*GIVEN INSTRUCTION*: Look through the listing below and report how many lines contain "chart", as a bare number.

*Records from a collection*:
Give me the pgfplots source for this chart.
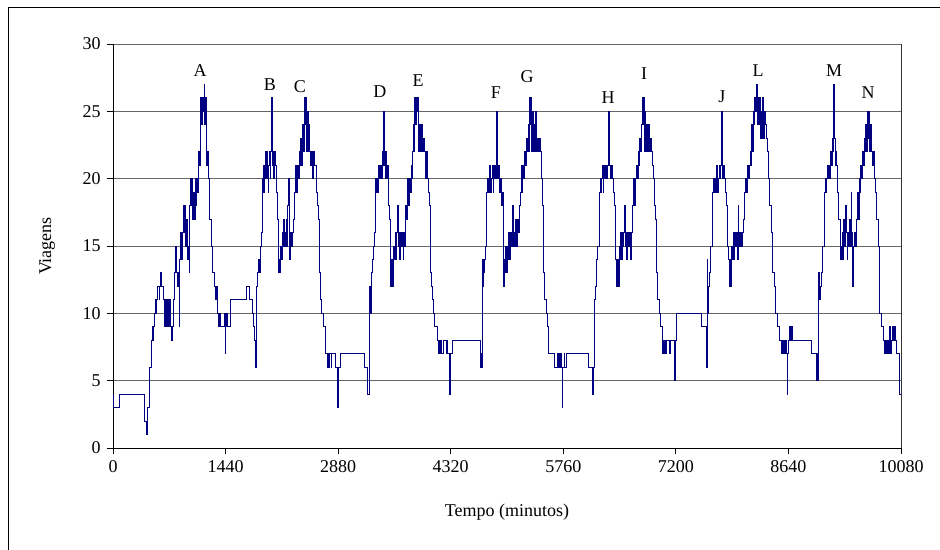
\documentclass[border=0pt]{standalone}
\usepackage{fontspec}
\setmainfont{Liberation Serif}
\usepackage{pgfplots}
\pgfplotsset{compat=1.18}
\definecolor{linha}{HTML}{000080}

\begin{document}
\fontsize{9pt}{11pt}\selectfont
\begin{tikzpicture}
\useasboundingbox (0,0) rectangle (470pt,-275pt);
\draw[black, line width=0.5pt] (4pt,-276pt) -- (4pt,-4pt) -- (471pt,-4pt);
\begin{axis}[
  at={(56.5pt,-224pt)}, anchor=south west,
  scale only axis, width=394pt, height=202pt,
  xmin=0, xmax=10080, ymin=0, ymax=30,
  xtick={0,1440,...,10080}, ytick={0,5,...,30},
  scaled x ticks=false,
  separate axis lines, axis x line*=bottom, axis y line*=left,
  axis line style={-, black, line width=0.5pt},
  tick align=outside, major tick length=3pt,
  tick style={black, line width=0.5pt},
  ymajorgrids, grid style={black!60, line width=0.5pt},
  /pgf/number format/assume math mode=true,
  /pgf/number format/1000 sep={},
  clip=false,
]
\addplot[const plot, color=linha, line width=0.5pt] coordinates {
(0,4) (8,3) (85,4) (405,2) (425,1) (440,3) (468,6) (488,8) (500,9) (510,8)
(520,9) (532,10) (545,11) (552,10) (560,11) (575,12) (590,11) (600,12) (612,13) (625,12)
(645,11) (655,9) (662,11) (672,9) (680,11) (690,9) (700,11) (710,9) (720,11) (735,9)
(745,8) (760,9) (775,11) (790,13) (800,15) (808,13) (820,12) (835,13) (848,9) (856,14)
(866,16) (876,14) (886,16) (898,18) (910,16) (920,18) (930,15) (945,17) (958,14) (970,15)
(976,13) (984,18) (994,20) (1002,18) (1010,20) (1020,17) (1030,19) (1040,17) (1050,20) (1060,18)
(1070,20) (1080,19) (1092,22) (1104,21) (1114,24) (1124,26) (1134,24) (1144,26) (1154,25) (1166,27)
(1174,24) (1182,26) (1192,23) (1202,21) (1212,22) (1222,20) (1240,17) (1260,15) (1272,13) (1292,12)
(1310,11) (1322,12) (1340,10) (1355,9) (1368,10) (1380,9) (1420,10) (1433,7) (1440,9) (1455,10)
(1470,9) (1497,11) (1714,12) (1752,11) (1782,10) (1795,9) (1806,8) (1818,6) (1830,8) (1838,12)
(1850,13) (1862,14) (1875,13) (1889,15) (1900,16)
(1912,20) (1922,21) (1930,19) (1938,21) (1946,20) (1955,22) (1963,20) (1972,22) (1980,21) (1987,19)
(1995,21) (2003,22) (2012,20) (2020,22) (2028,26) (2036,21) (2045,22) (2055,20) (2065,22) (2075,21)
(2085,19) (2100,17) (2112,16) (2122,13) (2130,14) (2138,13) (2146,15) (2155,14) (2163,16) (2172,15)
(2180,17) (2190,15) (2198,16) (2206,15) (2216,17) (2226,15) (2236,18) (2246,20) (2252,16) (2262,14)
(2270,16) (2280,15) (2292,16) (2304,17) (2316,18) (2326,19) (2336,21) (2346,19) (2356,21) (2368,20)
(2380,22) (2392,21) (2402,23) (2414,21) (2426,24) (2436,22) (2446,25) (2454,26) (2462,24) (2470,26)
(2478,22) (2488,25) (2498,22) (2508,24) (2518,22) (2530,21) (2542,22) (2556,20) (2568,22) (2580,21)
(2597,20) (2605,19) (2618,18) (2627,17) (2640,13) (2652,11) (2668,10) (2690,9) (2712,7) (2740,6)
(2752,7) (2760,6) (2772,7) (2790,6) (2800,7) (2845,6) (2874,3) (2882,6) (2904,7) (3211,6)
(3255,4) (3275,6)
(3280,12) (3292,10) (3302,12) (3312,13) (3322,14) (3334,15) (3346,16) (3352,19) (3362,20) (3372,19)
(3382,20) (3392,19) (3402,21) (3412,20) (3422,21) (3432,20) (3442,22) (3452,21) (3462,25) (3470,21)
(3480,20) (3490,22) (3500,20) (3512,21) (3522,18) (3535,17) (3545,14) (3555,12) (3568,14) (3578,12)
(3590,15) (3600,14) (3610,16) (3620,14) (3630,16) (3640,18) (3650,15) (3660,16) (3670,14) (3680,16)
(3690,15) (3700,16) (3712,14) (3722,16) (3735,15) (3745,18) (3755,17) (3768,20) (3778,18) (3790,20)
(3800,19) (3812,21) (3822,20) (3833,22) (3843,24) (3853,22) (3863,26) (3873,24) (3883,26) (3893,25)
(3903,26) (3913,22) (3923,24) (3933,22) (3943,24) (3955,22) (3968,23) (3980,22) (3995,20) (4010,22)
(4025,20) (4038,19) (4050,18) (4064,13) (4072,12) (4082,11) (4095,10) (4110,9) (4150,8) (4162,7)
(4172,8) (4180,7) (4192,8) (4200,7) (4225,8) (4262,7) (4268,8) (4277,7) (4305,4) (4316,7)
(4345,8) (4703,6) (4712,7) (4720,6) (4730,14) (4736,12) (4745,13) (4756,14) (4770,15)
(4782,19) (4792,20) (4802,19) (4812,20) (4822,21) (4832,19) (4842,20) (4852,21) (4862,19) (4872,20)
(4882,21) (4892,20) (4904,25) (4912,21) (4922,20) (4932,21) (4942,19) (4955,20) (4968,18) (4980,19)
(4993,12) (5005,14) (5015,13) (5025,15) (5035,13) (5045,15) (5055,14) (5065,16) (5075,14) (5085,16)
(5095,15) (5105,16) (5115,18) (5123,15) (5133,16) (5143,15) (5153,17) (5163,15) (5175,17) (5188,16)
(5200,18) (5212,19) (5222,21) (5232,19) (5244,21) (5256,20) (5268,22) (5280,21) (5290,23) (5300,22)
(5312,24) (5322,22) (5334,26) (5342,24) (5350,26) (5358,22) (5368,25) (5378,22) (5388,24) (5398,22)
(5410,25) (5420,22) (5432,23) (5445,22) (5460,23) (5472,22) (5483,20) (5492,18) (5505,13) (5520,11)
(5540,10) (5556,9) (5575,7) (5650,6) (5680,7) (5690,6) (5700,7) (5712,6) (5722,7) (5735,6)
(5748,3) (5756,6) (5770,7) (5780,6) (5795,7) (6080,6) (6136,4) (6150,6)
(6156,11) (6168,12) (6182,14) (6200,15) (6220,19) (6230,20) (6240,19) (6250,20) (6260,21) (6270,19)
(6280,20) (6290,21) (6300,20) (6310,21) (6320,20) (6330,21) (6342,25) (6350,21) (6362,20) (6372,21)
(6385,20) (6400,19) (6415,18) (6428,14) (6440,12) (6452,14) (6462,12) (6474,15) (6484,14) (6494,16)
(6504,14) (6514,16) (6524,15) (6534,16) (6546,18) (6554,15) (6564,16) (6574,14) (6584,16) (6596,15)
(6606,16) (6618,14) (6630,16) (6645,18) (6656,20) (6668,18) (6680,20) (6692,21) (6704,20) (6716,22)
(6728,21) (6740,23) (6750,22) (6762,24) (6772,26) (6780,24) (6788,26) (6796,22) (6806,25) (6816,22)
(6826,24) (6836,22) (6848,24) (6858,22) (6870,23) (6882,22) (6896,21) (6908,20) (6922,18) (6940,17)
(6952,13) (6968,11) (6985,10) (7005,9) (7025,7) (7040,8) (7050,7) (7062,8) (7072,7) (7085,8)
(7120,7) (7130,8) (7185,5) (7195,8) (7210,10) (7530,9) (7586,6)
(7600,14) (7606,10) (7616,12) (7630,13) (7645,15) (7665,19) (7675,20) (7685,19) (7695,20) (7705,19)
(7715,20) (7725,21) (7735,19) (7745,20) (7755,21) (7765,20) (7775,21) (7784,25) (7792,21) (7802,20)
(7812,21) (7825,20) (7838,19) (7850,18) (7862,15) (7874,14) (7884,12) (7894,14) (7904,12) (7914,15)
(7924,14) (7934,16) (7944,14) (7954,16) (7964,15) (7974,16) (7986,14) (7996,18) (8004,15) (8014,16)
(8024,15) (8034,16) (8046,15) (8058,16) (8070,17) (8082,19) (8094,20) (8104,19) (8116,21) (8128,20)
(8140,21) (8150,22) (8160,21) (8170,24) (8180,22) (8190,25) (8200,24) (8210,26) (8220,25) (8232,27)
(8240,24) (8250,26) (8260,24) (8270,26) (8280,23) (8290,25) (8300,23) (8310,26) (8320,23) (8332,25)
(8345,24) (8360,23) (8375,22) (8385,20) (8398,18) (8418,16) (8440,13) (8460,12) (8480,10) (8500,9)
(8522,8) (8545,7) (8558,8) (8568,7) (8580,8) (8592,7) (8605,8) (8615,7) (8624,4) (8632,7)
(8645,8) (8655,9) (8665,8) (8675,9) (8690,8) (8937,7) (9000,5) (9010,7) (9018,5)
(9027,13) (9036,11) (9048,12) (9062,13) (9080,15) (9098,19) (9108,20) (9118,19) (9128,20) (9138,21)
(9148,20) (9158,21) (9170,20) (9180,22) (9190,21) (9200,23) (9210,22) (9220,27) (9228,23) (9238,21)
(9248,22) (9258,21) (9270,19) (9285,17) (9300,14) (9310,15) (9320,14) (9330,16) (9340,14) (9350,17)
(9360,15) (9370,18) (9380,16) (9390,14) (9400,16) (9410,15) (9422,17) (9432,15) (9444,19) (9452,16)
(9460,12) (9470,15) (9482,16) (9494,15) (9505,17) (9520,19) (9532,17) (9545,20) (9556,19) (9566,21)
(9576,20) (9588,22) (9598,21) (9608,23) (9618,22) (9628,24) (9638,22) (9650,25) (9660,23) (9670,25)
(9680,22) (9690,24) (9700,22) (9712,21) (9725,22) (9740,20) (9752,19) (9770,17) (9790,15) (9810,10)
(9830,9) (9850,8) (9870,7) (9885,8) (9895,7) (9910,8) (9920,7) (9935,9) (9945,7) (9960,8)
(9975,9) (9985,8) (9995,9) (10005,8) (10020,7) (10055,4) (10080,4)
};
\draw[black!80, line width=0.5pt] (rel axis cs:1,0) -- (rel axis cs:1,1);
\node at (axis cs:1113,28.0) {A};
\node at (axis cs:2008,27.0) {B};
\node at (axis cs:2392,26.8) {C};
\node at (axis cs:3415,26.5) {D};
\node at (axis cs:3902,27.3) {E};
\node at (axis cs:4899,26.4) {F};
\node at (axis cs:5296,27.6) {G};
\node at (axis cs:6332,26.0) {H};
\node at (axis cs:6793,27.8) {I};
\node at (axis cs:7790,26.1) {J};
\node at (axis cs:8251,28.0) {L};
\node at (axis cs:9223,28.0) {M};
\node at (axis cs:9658,26.4) {N};
\end{axis}
\node[rotate=90] at (23.5pt,-123pt) {Viagens};
\node at (253.5pt,-256pt) {Tempo (minutos)};
\end{tikzpicture}
\end{document}
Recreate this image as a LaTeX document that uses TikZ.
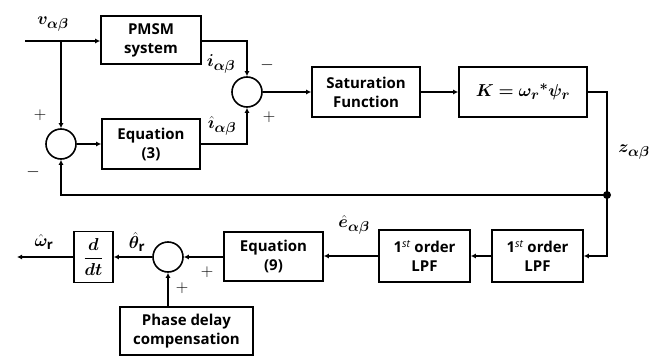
\documentclass[tikz,border=0pt]{standalone}
\usepackage{amsmath,bm}
\usepackage{fontspec}
\setmainfont{Open Sans}
\usetikzlibrary{arrows.meta}
\begin{document}
\begin{tikzpicture}[x=1pt,y=-1pt, line width=1.5pt,
  blk/.style={draw, line width=1.6pt, inner sep=0pt, font=\bfseries\fontsize{15}{19}\selectfont, align=center},
  sumc/.style={draw, circle, minimum size=30pt, inner sep=0pt, line width=1.6pt},
  arr/.style={-{Latex[length=5pt,width=5pt]}},
  lbl/.style={inner sep=0pt, font=\fontsize{19}{20}\selectfont},
  sgn/.style={inner sep=0pt, font=\fontsize{19}{20}\selectfont}]
\useasboundingbox (0,0) rectangle (661,356);
% blocks
\node[blk, minimum width=100pt, minimum height=48pt] (pmsm) at (151,40) {PMSM\\system};
\node[blk, minimum width=98pt, minimum height=50pt] (eq3) at (151,144) {Equation\\(3)};
\node[blk, minimum width=108pt, minimum height=50pt] (sat) at (366,92) {Saturation\\Function};
\node[blk, minimum width=128pt, minimum height=50pt, font=\fontsize{19}{20}\selectfont] (K) at (523,92) {$\boldsymbol{K=\omega_r{}^{*}\psi_r}$};
\node[blk, minimum width=91pt, minimum height=52pt] (lpf2) at (537.5,256) {1$^{\mathit{st}}$ order\\LPF};
\node[blk, minimum width=91pt, minimum height=52pt] (lpf1) at (424.5,256) {1$^{\mathit{st}}$ order\\LPF};
\node[blk, minimum width=99pt, minimum height=49pt] (eq9) at (273.5,256.5) {Equation\\(9)};
\node[blk, minimum width=39pt, minimum height=51pt, font=\fontsize{18}{20}\selectfont] (ddt) at (93.5,257) {$\boldsymbol{\dfrac{d}{dt}}$};
\node[blk, minimum width=133pt, minimum height=48pt] (phase) at (186.5,331) {Phase delay\\compensation};
% summing junctions
\node[sumc] (s1) at (247,92) {};
\node[sumc] (s2) at (61,144) {};
\node[sumc] (s3) at (168,257) {};
% coordinates
\coordinate (in) at (25,41);
\coordinate (br) at (61,41);
\coordinate (kc) at (607,92);
\coordinate (dot) at (607,195);
\coordinate (out) at (17,257);
\fill (dot) circle (4pt);
% connectors
\draw[arr] (in) -- (in -| pmsm.west);
\draw[arr] (br) -- (s2.north);
\draw[arr] (pmsm.east |- in) -| (s1.north);
\draw[arr] (eq3.east) -| (s1.south);
\draw[arr] (s1.east) -- (sat.west);
\draw[arr] (sat.east) -- (K.west);
\draw[arr] (s2.east) -- (eq3.west);
\draw (K.east) -- (kc) -- (dot);
\draw[arr] (dot) -| (s2.south);
\draw[arr] (dot) |- (lpf2.east);
\draw[arr] (lpf2.west) -- (lpf1.west -| lpf1.east);
\draw[arr] (lpf1.west) -- (eq9.east |- lpf1.west);
\draw[arr] (eq9.west |- s3.east) -- (s3.east);
\draw[arr] (phase.north -| s3.south) -- (s3.south);
\draw[arr] (s3.west) -- (ddt.east |- s3.west);
\draw[arr] (ddt.west |- s3.west) -- (out);
% labels
\node[lbl] (lv) at (53,24) {$\boldsymbol{v_{\alpha\beta}}$};
\node[lbl] (li) at (221,64) {$\boldsymbol{i_{\alpha\beta}}$};
\node[lbl] (lih) at (222,126) {$\boldsymbol{\hat{\imath}_{\alpha\beta}}$};
\node[lbl] (lz) at (634,152) {$\boldsymbol{z_{\alpha\beta}}$};
\node[lbl] (le) at (354,225) {$\boldsymbol{\hat{e}_{\alpha\beta}}$};
\node[lbl] (lth) at (137,242) {$\boldsymbol{\hat{\theta}}_{\mathbf{r}}$};
\node[lbl] (lw) at (44,242) {$\boldsymbol{\hat{\omega}}_{\mathbf{r}}$};
\node[sgn] (m1) at (267,65) {$-$};
\node[sgn] (p1) at (269,117) {$+$};
\node[sgn] (p2) at (40,115) {$+$};
\node[sgn] (m2) at (33,172) {$-$};
\node[sgn] (p3) at (207,272) {$+$};
\node[sgn] (p4) at (182,288) {$+$};
\end{tikzpicture}
\end{document}
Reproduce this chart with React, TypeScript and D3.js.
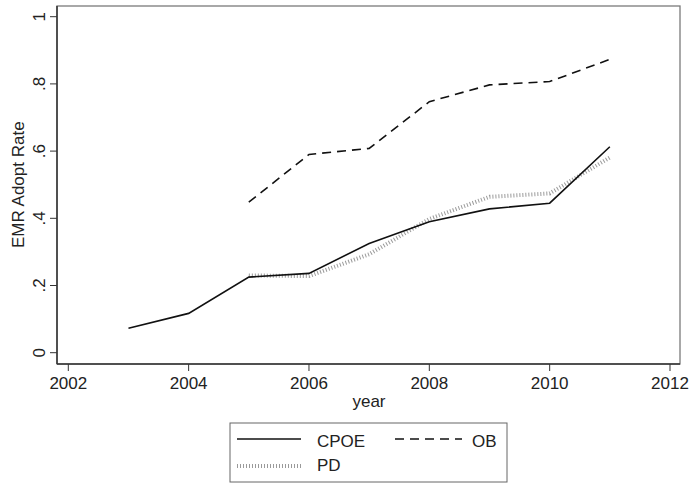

*RESULT*: 2